TASK DESCRIPTION: In the entries below, repeat only the lines between those holding "Output the Python" and "pad=8, labelsize=15, labelcolor=text_color)", inclusive. Leave pictures out.

DATASET ROWS:
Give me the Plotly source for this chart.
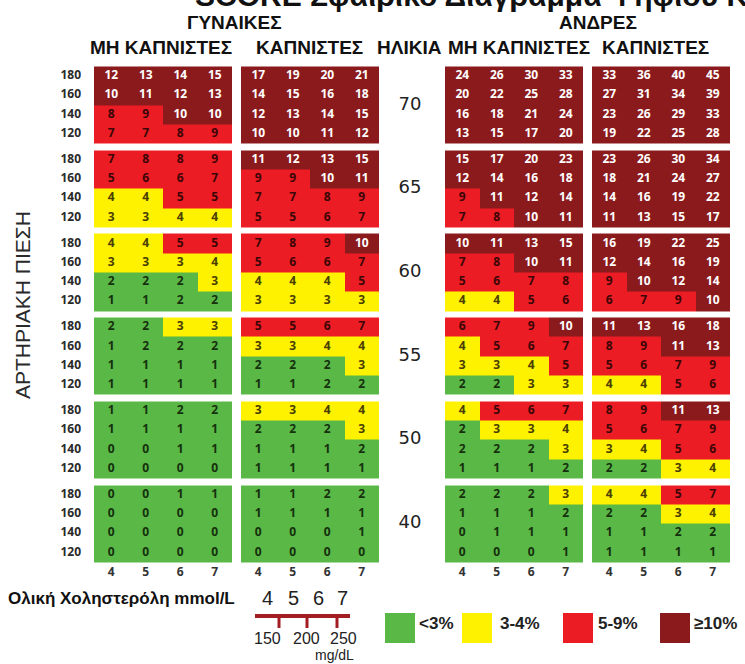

--

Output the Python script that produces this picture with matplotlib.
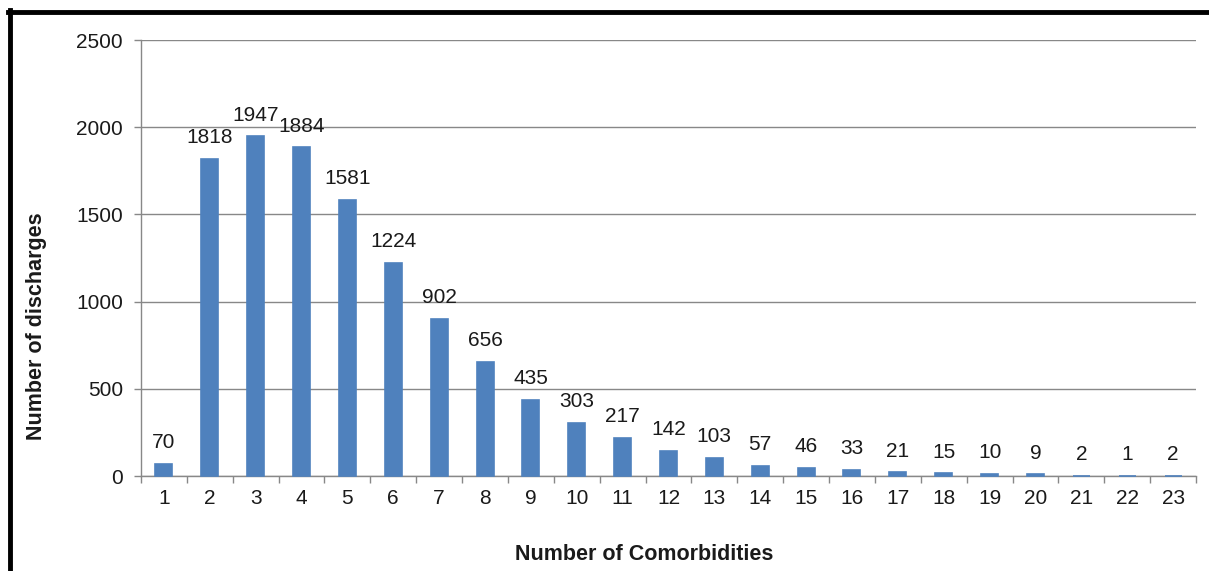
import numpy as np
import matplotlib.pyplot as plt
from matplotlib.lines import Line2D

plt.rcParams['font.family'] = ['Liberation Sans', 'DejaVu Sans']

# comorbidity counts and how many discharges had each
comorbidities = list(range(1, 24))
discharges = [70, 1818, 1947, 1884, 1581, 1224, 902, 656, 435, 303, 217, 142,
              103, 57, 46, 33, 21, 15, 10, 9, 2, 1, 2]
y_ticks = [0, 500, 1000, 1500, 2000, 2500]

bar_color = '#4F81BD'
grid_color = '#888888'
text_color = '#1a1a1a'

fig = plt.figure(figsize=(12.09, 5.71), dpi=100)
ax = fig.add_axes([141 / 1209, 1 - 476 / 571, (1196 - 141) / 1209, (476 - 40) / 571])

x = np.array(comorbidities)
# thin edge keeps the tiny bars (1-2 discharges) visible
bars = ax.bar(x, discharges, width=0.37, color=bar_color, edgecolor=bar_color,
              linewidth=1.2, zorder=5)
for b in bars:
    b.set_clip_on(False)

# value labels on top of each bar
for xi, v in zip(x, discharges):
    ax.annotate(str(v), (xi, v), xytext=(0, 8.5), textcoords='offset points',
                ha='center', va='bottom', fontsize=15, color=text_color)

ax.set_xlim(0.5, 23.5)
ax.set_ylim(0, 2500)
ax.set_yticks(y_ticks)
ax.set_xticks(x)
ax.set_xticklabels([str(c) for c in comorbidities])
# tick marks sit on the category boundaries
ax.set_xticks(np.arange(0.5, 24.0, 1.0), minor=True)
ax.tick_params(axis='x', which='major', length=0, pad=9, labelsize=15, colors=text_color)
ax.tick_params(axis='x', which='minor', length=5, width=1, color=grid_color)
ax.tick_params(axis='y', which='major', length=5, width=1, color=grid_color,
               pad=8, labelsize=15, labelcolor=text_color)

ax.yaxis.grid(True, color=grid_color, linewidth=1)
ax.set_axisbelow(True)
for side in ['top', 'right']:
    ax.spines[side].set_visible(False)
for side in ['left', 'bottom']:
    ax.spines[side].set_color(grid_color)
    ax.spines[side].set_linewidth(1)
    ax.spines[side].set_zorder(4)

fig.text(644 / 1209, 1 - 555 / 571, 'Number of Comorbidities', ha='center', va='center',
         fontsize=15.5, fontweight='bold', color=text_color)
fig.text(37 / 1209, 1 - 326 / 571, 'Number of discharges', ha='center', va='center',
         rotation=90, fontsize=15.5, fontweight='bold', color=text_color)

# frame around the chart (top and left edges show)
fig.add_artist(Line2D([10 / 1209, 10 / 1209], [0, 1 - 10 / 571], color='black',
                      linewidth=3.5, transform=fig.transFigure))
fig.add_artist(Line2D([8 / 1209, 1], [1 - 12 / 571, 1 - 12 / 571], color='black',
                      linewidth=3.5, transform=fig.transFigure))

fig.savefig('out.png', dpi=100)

RESULT OF THIS EXERCISE:
Output the Python script that produces this picture with matplotlib.
import numpy as np
import matplotlib.pyplot as plt
from matplotlib.lines import Line2D

plt.rcParams['font.family'] = ['Liberation Sans', 'DejaVu Sans']

# comorbidity counts and how many discharges had each
comorbidities = list(range(1, 24))
discharges = [70, 1818, 1947, 1884, 1581, 1224, 902, 656, 435, 303, 217, 142,
              103, 57, 46, 33, 21, 15, 10, 9, 2, 1, 2]
y_ticks = [0, 500, 1000, 1500, 2000, 2500]

bar_color = '#4F81BD'
grid_color = '#888888'
text_color = '#1a1a1a'

fig = plt.figure(figsize=(12.09, 5.71), dpi=100)
ax = fig.add_axes([141 / 1209, 1 - 476 / 571, (1196 - 141) / 1209, (476 - 40) / 571])

x = np.array(comorbidities)
# thin edge keeps the tiny bars (1-2 discharges) visible
bars = ax.bar(x, discharges, width=0.37, color=bar_color, edgecolor=bar_color,
              linewidth=1.2, zorder=5)
for b in bars:
    b.set_clip_on(False)

# value labels on top of each bar
for xi, v in zip(x, discharges):
    ax.annotate(str(v), (xi, v), xytext=(0, 8.5), textcoords='offset points',
                ha='center', va='bottom', fontsize=15, color=text_color)

ax.set_xlim(0.5, 23.5)
ax.set_ylim(0, 2500)
ax.set_yticks(y_ticks)
ax.set_xticks(x)
ax.set_xticklabels([str(c) for c in comorbidities])
# tick marks sit on the category boundaries
ax.set_xticks(np.arange(0.5, 24.0, 1.0), minor=True)
ax.tick_params(axis='x', which='major', length=0, pad=9, labelsize=15, colors=text_color)
ax.tick_params(axis='x', which='minor', length=5, width=1, color=grid_color)
ax.tick_params(axis='y', which='major', length=5, width=1, color=grid_color,
               pad=8, labelsize=15, labelcolor=text_color)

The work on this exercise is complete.